Extracted data

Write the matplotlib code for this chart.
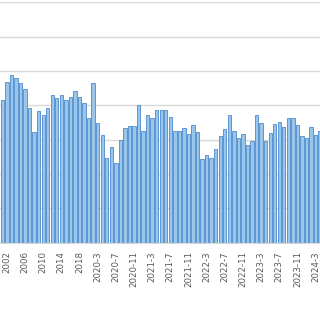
import matplotlib
matplotlib.use("Agg")
import matplotlib.pyplot as plt

# yearly values 2000-2019, then monthly from 2020-1 to 2024-4
years = [str(y) for y in range(2000, 2020)]
months = [f"{y}-{m}" for y in range(2020, 2025) for m in range(1, 13)][:52]
categories = years + months

values = [45.1, 41.6, 46.9, 48.9, 47.9, 46.5, 44.7, 39.2, 32.4, 38.3,
          37.3, 39.3, 42.9, 42.1, 42.9, 41.6, 42.6, 44.3, 42.6, 40.6,
          36.3, 46.5, 34.8, 31.5, 24.6, 27.9, 23.1, 29.9, 33.4, 34.0,
          34.1, 40.2, 32.6, 37.2, 36.4, 38.7, 38.7, 38.6, 36.7, 32.5,
          32.5, 33.5, 31.7, 34.2, 32.4, 24.5, 25.6, 24.6, 27.2, 31.1,
          33.0, 37.2, 32.6, 30.4, 31.7, 28.5, 29.7, 37.3, 34.8, 29.6,
          32.1, 34.5, 35.3, 33.6, 36.2, 36.2, 34.4, 31.1, 30.5, 33.6,
          31.3, 32.6]

fig = plt.figure(figsize=(3.2, 3.2), dpi=100)
# the chart is cropped: y labels on the left and the last bars on the right fall outside
ax = fig.add_axes([0, 0.2416, 1, 0.7506])

x = list(range(len(categories)))
ax.bar(x, values, width=0.74, color="#9cc5ea", edgecolor="#4a8ccf", linewidth=0.6, zorder=2)

ax.set_xlim(0.485, 70.97)
ax.set_ylim(0, 70)
ax.set_yticks(range(0, 71, 10))
ax.yaxis.grid(True, color="#d9d9d9", linewidth=1.0, zorder=0)
ax.set_yticklabels([])
ax.tick_params(axis="y", length=0)

ax.set_xticks(x[2::4])
ax.set_xticklabels(categories[2::4], rotation=90, fontsize=6.2, color="#595959")
ax.tick_params(axis="x", length=0, pad=6)

for side in ["top", "left", "right"]:
    ax.spines[side].set_visible(False)
ax.spines["bottom"].set_color("#d9d9d9")

fig.savefig("out.png", dpi=100)
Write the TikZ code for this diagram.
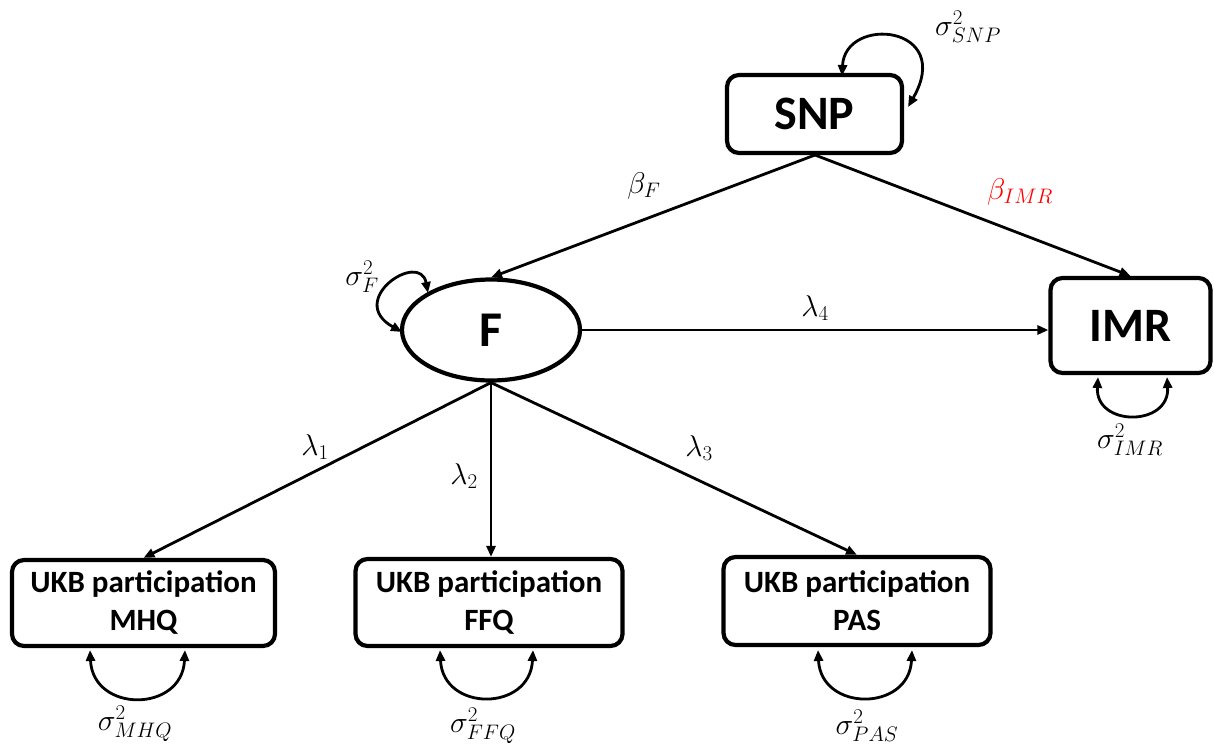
\RequirePackage{fix-cm}
\documentclass[tikz,border=0pt]{standalone}
\usepackage{fontspec}
\setmainfont{Carlito}
\usetikzlibrary{arrows.meta,shapes.geometric}
\tikzset{
  obsbox/.style={draw, line width=4.2pt, rounded corners=12pt, inner sep=0pt, align=center},
  bigtxt/.style={font=\fontsize{48}{56}\selectfont\bfseries},
  smalltxt/.style={font=\fontsize{31}{38}\selectfont\bfseries},
  latent/.style={draw, ellipse, line width=4.2pt, inner sep=0pt, minimum width=178pt, minimum height=101pt, font=\fontsize{50}{56}\selectfont\bfseries},
  path/.style={line width=2.8pt, -{Triangle[length=11pt,width=9pt]}},
  var/.style={line width=2.8pt, {Triangle[length=11pt,width=9pt]}-{Triangle[length=11pt,width=9pt]}},
  lab/.style={font=\fontsize{30}{34}\selectfont, inner sep=0pt}
}
\begin{document}
\begin{tikzpicture}[x=1pt,y=-1pt]
\useasboundingbox (0,0) rectangle (1214,751);
% nodes
\node[obsbox, bigtxt, minimum width=175pt, minimum height=78pt] (snp) at (814.5,114) {SNP};
\node[latent] (f) at (491,330) {F};
\node[obsbox, bigtxt, minimum width=160pt, minimum height=95pt] (imr) at (1130.5,325.5) {IMR};
\node[obsbox, smalltxt, minimum width=263pt, minimum height=86pt] (mhq) at (143.5,603) {UKB participation\\MHQ};
\node[obsbox, smalltxt, minimum width=267pt, minimum height=87pt] (ffq) at (489,602.5) {UKB participation\\FFQ};
\node[obsbox, smalltxt, minimum width=267pt, minimum height=88pt] (pas) at (857,601) {UKB participation\\PAS};
% connectors
\coordinate (snpb) at (815,155);
\draw[path] (snpb) -- (f.north);
\draw[path] (snpb) -- (imr.north);
\draw[path] (f.east |- 0,330) -- (imr.west |- 0,330);
\draw[path] (f.south) -- (mhq.north);
\draw[path] (f.south) -- (ffq.north -| f.south);
\draw[path] (f.south) -- (pas.north);
% variance loops
\coordinate (s1) at (842,76);
\coordinate (s2) at (908,107);
\draw[var] (s1) .. controls (845,15) and (955,25) .. (s2);
\coordinate (f1) at (428,293);
\coordinate (f2) at (402,332);
\draw[var] (f1) .. controls (420,250) and (345,300) .. (f2);
\coordinate (i1) at (1098,377);
\coordinate (i2) at (1167,377);
\draw[var] (i1) .. controls (1095,427) and (1170,427) .. (i2);
\coordinate (m1) at (90,650);
\coordinate (m2) at (185,650);
\draw[var] (m1) .. controls (93,713) and (182,713) .. (m2);
\coordinate (q1) at (440,650);
\coordinate (q2) at (533,650);
\draw[var] (q1) .. controls (443,712) and (530,712) .. (q2);
\coordinate (p1) at (818,650);
\coordinate (p2) at (912,650);
\draw[var] (p1) .. controls (821,712) and (909,712) .. (p2);
% labels
\node[lab] (lbf) at (644,186) {$\beta_F$};
\node[lab, text=red] (lbi) at (1020,192) {$\beta_{IMR}$};
\node[lab] (l4) at (815,308) {$\lambda_4$};
\node[lab] (l1) at (315,447) {$\lambda_1$};
\node[lab] (l2) at (464,476) {$\lambda_2$};
\node[lab] (l3) at (699,448) {$\lambda_3$};
\node[lab] (vs) at (968,27) {$\sigma^2_{SNP}$};
\node[lab] (vf) at (362,277) {$\sigma^2_F$};
\node[lab] (vi) at (1130,440) {$\sigma^2_{IMR}$};
\node[lab] (vm) at (135,724) {$\sigma^2_{MHQ}$};
\node[lab] (vq) at (483,726) {$\sigma^2_{FFQ}$};
\node[lab] (vp) at (867,726) {$\sigma^2_{PAS}$};
\end{tikzpicture}
\end{document}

Goal
Leave the pictures out, and restate exactly the lines from the start of the records through the one that contains "categories = years + months".

Answer to the exercise
Write the matplotlib code for this chart.
import matplotlib
matplotlib.use("Agg")
import matplotlib.pyplot as plt

# yearly values 2000-2019, then monthly from 2020-1 to 2024-4
years = [str(y) for y in range(2000, 2020)]
months = [f"{y}-{m}" for y in range(2020, 2025) for m in range(1, 13)][:52]
categories = years + months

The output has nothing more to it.